Ten slotte vroegen deze leden naar de argumenten om de afstemming van de Wet schadefonds olietankschepen op afdeling 5.2 van de Algemene wet bestuursrecht (Awb) pas te regelen bij de invoering van de vierde tranche van de Awb. Deze leden gaven aan niet overtuigd te zijn door het argument dat de goedkeuring van het Protocol en de invoering van het voorstel een zodanig grote urgentie hebben dat het wetsvoorstel in twee keer behandeld zou moeten worden.

Vooropgesteld moet worden dat er geen sprake is van het in twee keer behandelen van het wetsvoorstel. Het onderhavige voorstel kan in een keer worden behandeld, en de invoering van de vierde tranche van de Awb kan dat evenzeer. Welke oplossing hier dus ook gekozen wordt, steeds zullen er twee wetsvoorstellen voor goedkeuring voorliggen: dit voorstel, en dat betreffende de vierde tranche van de Awb.

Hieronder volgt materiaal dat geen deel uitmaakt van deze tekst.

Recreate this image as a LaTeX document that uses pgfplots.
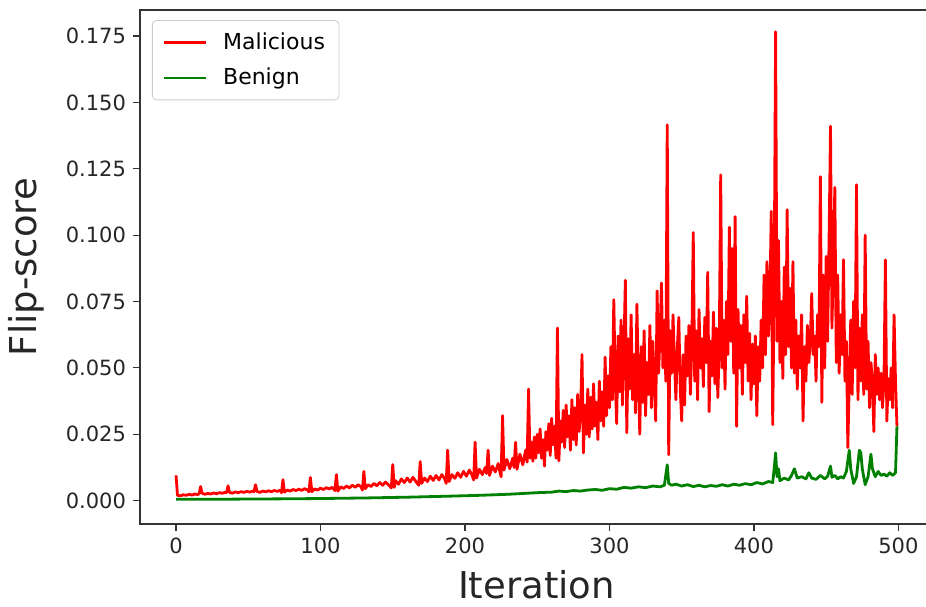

Aan hetgeen reeds in de memorie van toelichting is verwoord, kan voor alle duidelijkheid nog het volgende worden toegevoegd. De afstemming van de Wet schadefonds olietankschepen op afdeling 5.2 van de Awb betreft een technische aanpassing die niet relevant is voor het onderwerp van dit voorstel en daarom beter kan worden behandeld in een ander voorstel, dat primair gericht is op aanpassing van de Awb. Daarbij komt dat het Protocol een verregaande verbetering van de bescherming van slachtoffers tegen de financiële gevolgen van rampen met olietankschepen behelst, reden waarom begin 2004 ook in EU-verband is besloten dat de lidstaten zo spoedig mogelijk, en liefst vóór eind juni 2004, daartoe zullen toetreden. Inmiddels is duidelijk geworden dat het Protocol op 3 maart 2005 in werking zal treden, zodat het eens te meer van belang is ook Nederlandse burgers en bedrijven zo snel mogelijk de bescherming van het Protocol deelachtig te laten worden. Ik spreek de hoop uit dat deze afweging alsnog zal kunnen worden onderschreven.